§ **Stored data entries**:
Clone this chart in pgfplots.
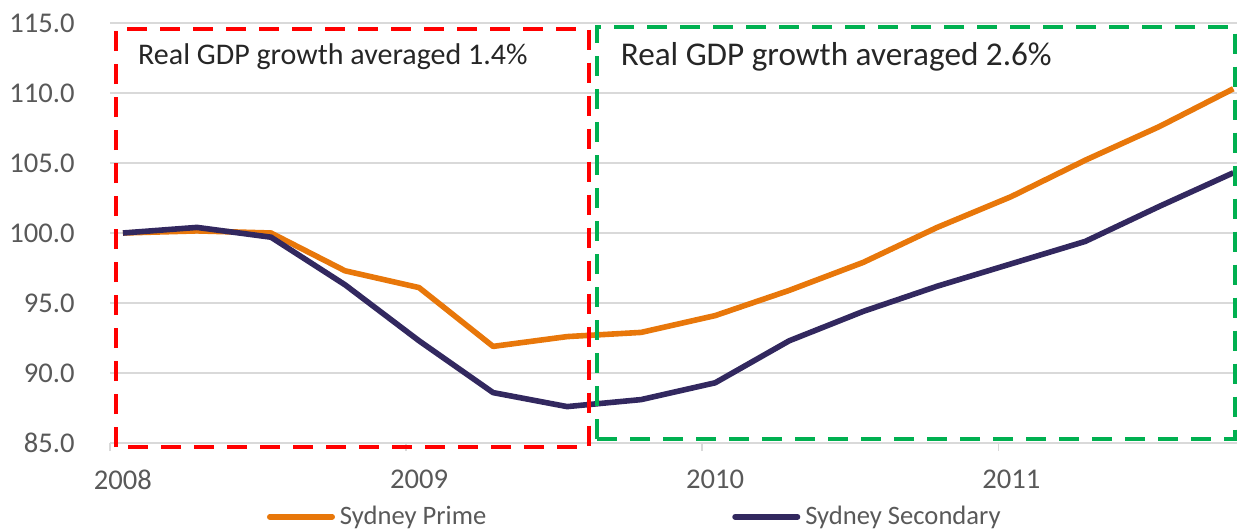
\documentclass[border=0pt]{standalone}
\usepackage{pgfplots}
\pgfplotsset{compat=1.18}
\usepackage{fontspec}
\setmainfont{Carlito}
\definecolor{prime}{RGB}{232,119,10}
\definecolor{second}{RGB}{50,40,95}
\definecolor{gridc}{RGB}{217,217,217}
\definecolor{lab}{RGB}{89,89,89}
\definecolor{redb}{RGB}{255,0,0}
\definecolor{greenb}{RGB}{0,176,80}
\definecolor{txt}{RGB}{38,38,38}
\begin{document}
\begin{tikzpicture}
\path[use as bounding box] (0,0) rectangle (620pt,265pt);
\begin{axis}[
  at={(55pt,43.5pt)}, anchor=south west,
  width=563.5pt, height=210pt, scale only axis,
  xmin=-0.175, xmax=15.05, ymin=85, ymax=115,
  clip=false,
  axis lines*=left,
  axis line style={draw=none},
  ytick={85,90,...,115},
  xtick={0,4,8,12}, xticklabels={2008,2009,2010,2011},
  ymajorgrids, grid style={gridc, line width=0.75pt},
  major tick length=0pt,
  tick style={draw=none},
  extra x ticks={-0.175,3.825,7.825,11.825},
  extra x tick labels={},
  extra x tick style={tick style={draw=gridc, line width=0.75pt}, major tick length=4pt, tick align=outside, grid=none},
  tick label style={font=\fontsize{14.3}{16}\selectfont, text=lab},
  /pgf/number format/assume math mode=true,
  yticklabel style={/pgf/number format/fixed, /pgf/number format/fixed zerofill, /pgf/number format/precision=1},
  yticklabel style={inner sep=0pt, anchor=east, xshift=-17.5pt},
  xticklabel style={inner sep=0pt, anchor=north, yshift=-13.5pt},
  legend columns=2,
  legend style={at={(0.1393,-0.176)}, anchor=west, draw=none, fill=none,
    inner sep=0pt, outer sep=0pt,
    font=\fontsize{13.3}{15}\selectfont, text=lab,
    nodes={inner sep=0pt},
    /tikz/every odd column/.append style={column sep=2.5pt},
    /tikz/every even column/.append style={column sep=123pt}},
  legend cell align=left,
  legend image code/.code={\draw[#1, line width=2.8pt, line cap=round] (1.4pt,0pt) -- (32.6pt,0pt);},
]
\addplot[prime, line width=2.8pt, line join=round] coordinates {
 (0,100.0) (1,100.15) (2,100.0) (3,97.3) (4,96.1) (5,91.9) (6,92.6) (7,92.9)
 (8,94.1) (9,95.9) (10,97.9) (11,100.4) (12,102.6) (13,105.2) (14,107.6) (15,110.3)};
\addlegendentry{Sydney Prime}
\addplot[second, line width=2.8pt, line join=round] coordinates {
 (0,100.0) (1,100.4) (2,99.7) (3,96.3) (4,92.3) (5,88.6) (6,87.6) (7,88.1)
 (8,89.3) (9,92.3) (10,94.4) (11,96.2) (12,97.8) (13,99.4) (14,101.9) (15,104.3)};
\addlegendentry{Sydney Secondary}
\draw[redb, line width=2pt, dash pattern=on 10pt off 6.5pt] (axis cs:-0.09,84.71) rectangle (axis cs:6.29,114.57);
\draw[greenb, line width=2pt, dash pattern=on 10pt off 6.5pt] (axis cs:6.40,85.3) rectangle (axis cs:15.02,114.7);
\node[anchor=west, inner sep=0pt, text=txt, font=\fontsize{15}{18}\selectfont] at (axis cs:0.2,112.57) {Real GDP growth averaged 1.4\%};
\node[anchor=west, inner sep=0pt, text=txt, font=\fontsize{16.6}{19}\selectfont] at (axis cs:6.72,112.57) {Real GDP growth averaged 2.6\%};
\end{axis}
\end{tikzpicture}
\end{document}
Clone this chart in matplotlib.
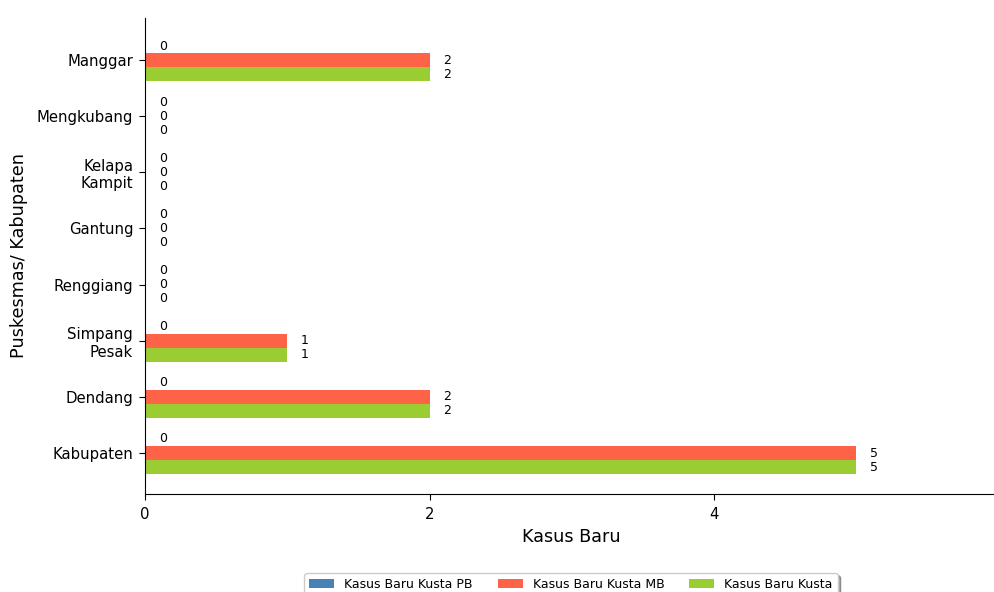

§ **Directions for this task**: Return every line holding the word "Clone" from the records.

§ **Answer to this exercise**:
Clone this chart in pgfplots.
Clone this chart in matplotlib.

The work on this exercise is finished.